Threat Hunting Services: Proactive Detection Beyond the Alert Queue
Most security programs wait for an alert to tell them something is wrong. Threat hunting does not wait. Hypothesis-driven threat hunting actively searches your environment for adversaries who have established presence without triggering a single alert — and finds them before they escalate to an incident that cannot be contained quietly.
What Threat Hunting Is — and Why It Differs From Alert-Based Detection
Threat hunting is the practice of proactively searching an environment for indicators of compromise, attacker techniques, and malicious behavior that has not been detected by automated security controls. It is a human-led, hypothesis-driven activity that operates on a fundamentally different premise than reactive alert-based detection: rather than waiting for a rule to fire, threat hunters begin with a question — “Is there evidence of technique X in our environment?” — and systematically search for evidence that answers it.

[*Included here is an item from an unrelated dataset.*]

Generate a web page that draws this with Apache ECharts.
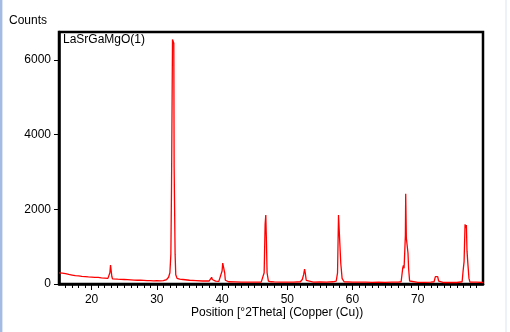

The distinction matters because sophisticated adversaries do not trigger obvious alerts. Nation-state actors targeting defense contractors, ransomware operators who spend weeks or months establishing persistence and mapping a network before deploying encryption, and insider threats who abuse legitimate access in ways that fall below standard detection thresholds — none of these actors generate the kind of high-confidence alert that drives the standard SOC queue. They rely on the gap between what automated detection catches and what actually exists in the environment. Threat hunting operates specifically in that gap.
Armorstack SENTRY threat hunting is delivered as a component of the SENTRY MDR program — not as an isolated engagement that produces a report and ends. Hunt findings feed the SOC, update detection rules, and inform the threat intelligence picture for your specific environment. The output of a hunt campaign is both an immediate answer to the hypothesis and a permanent improvement to the detection program.
How Hypothesis-Driven Threat Hunting Works
The Hypothesis Model
Effective threat hunting begins with a specific, testable hypothesis rather than an open-ended search of log data. A hypothesis is grounded in threat intelligence, environmental knowledge, and attacker TTPs (tactics, techniques, and procedures) documented in frameworks like MITRE ATT&CK. Examples of hunt hypotheses:
- “Adversaries targeting our industry are using living-off-the-land techniques — is there evidence of PowerShell-based lateral movement in our environment that hasn’t triggered EDR rules?”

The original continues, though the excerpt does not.